What does the royal commission mean to you?
Everything You Probably Didn’t Know Yet About the Royal Commission
Last 14 December 2017, the Royal Commission into Misconduct in the Banking, Superannuation and Financial Services was established by the Governor-General of the Commonwealth of Australia, His Excellency General the Honourable Sir Peter Cosgrove AK MC (Retired).
The Royal Commission headed by Honourable Kenneth Madison Hayne AC QC was tasked to investigate allegations of misconduct in the financial services sector. Such claims included provisions of deceitful financial advice, dishonest use of people’s retirement savings and other acts that are not for the best interest of the public. Public submission and hearings have already concluded awaiting the final presentation of the report to the Governor-General to be submitted on 1 February 2019.
So, what is the Royal Commission again?
Royal Commissions are ad-hoc public enquiry conducted by the government to look into matters of great importance and usually controversial topics which concern the citizens. These can include government structure of the Parliament, peace and order, conditions of minorities, or any matter which is of importance to the public. It is headed by one or more notable figures from the judiciary.
What does it do?
Royal Commission involves conducting research about an issue, involving consultations from experts and the public. The Commission has immense power to investigate and gather pieces of evidence. This includes but not limited to seizing confidential documents, summoning witnesses under oath, and order search warrants. Such power also includes holding hearings and compelling citizens to aid in the conduct of the Commission. In some cases, witnesses who fail to appear during hearings can be arrested and detained.
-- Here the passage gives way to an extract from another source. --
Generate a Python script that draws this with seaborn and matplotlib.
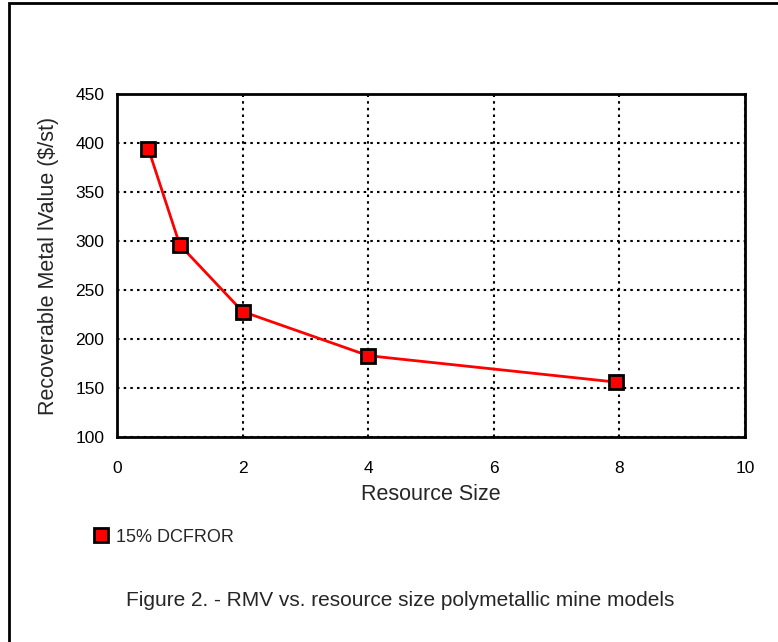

However, the authority of the Royal Commission is only limited to enquiry and investigation. It doesn’t have the power to overrule court decisions nor require banks and financial institutions to pay compensation to aggrieved consumers.
But while the power of the Commission is limited, the result of its investigation can affect change for the better as it makes recommendations that the Government can consider. Those could include enactment of a change in the laws and regulations governing the finance sector.
Is it important?
With all this, a question remains: how will the public benefit from the Royal Commission? By participating in the public submission and public hearings, citizens are given the opportunity to air their side. This presents the government the overall feel or pulse of the people, and which can eventually lead to changes in matters that are important; affecting therein their way of life.
It is vital as it gives voice to the people on how they think things should happen and be implemented. This is also important as changes can come from the majority and not just from a few people which situation may differ from the whole. This, in turn, will have a meaning that laws and regulations are made by the people for the people.
This is without saying that the Commission has a limitation, and the reality is that it is limited to enquiry and public consultation. Regardless of its limitation, it opens doors for the public to be heard and to be involved in how the government and the law may improve their way of life.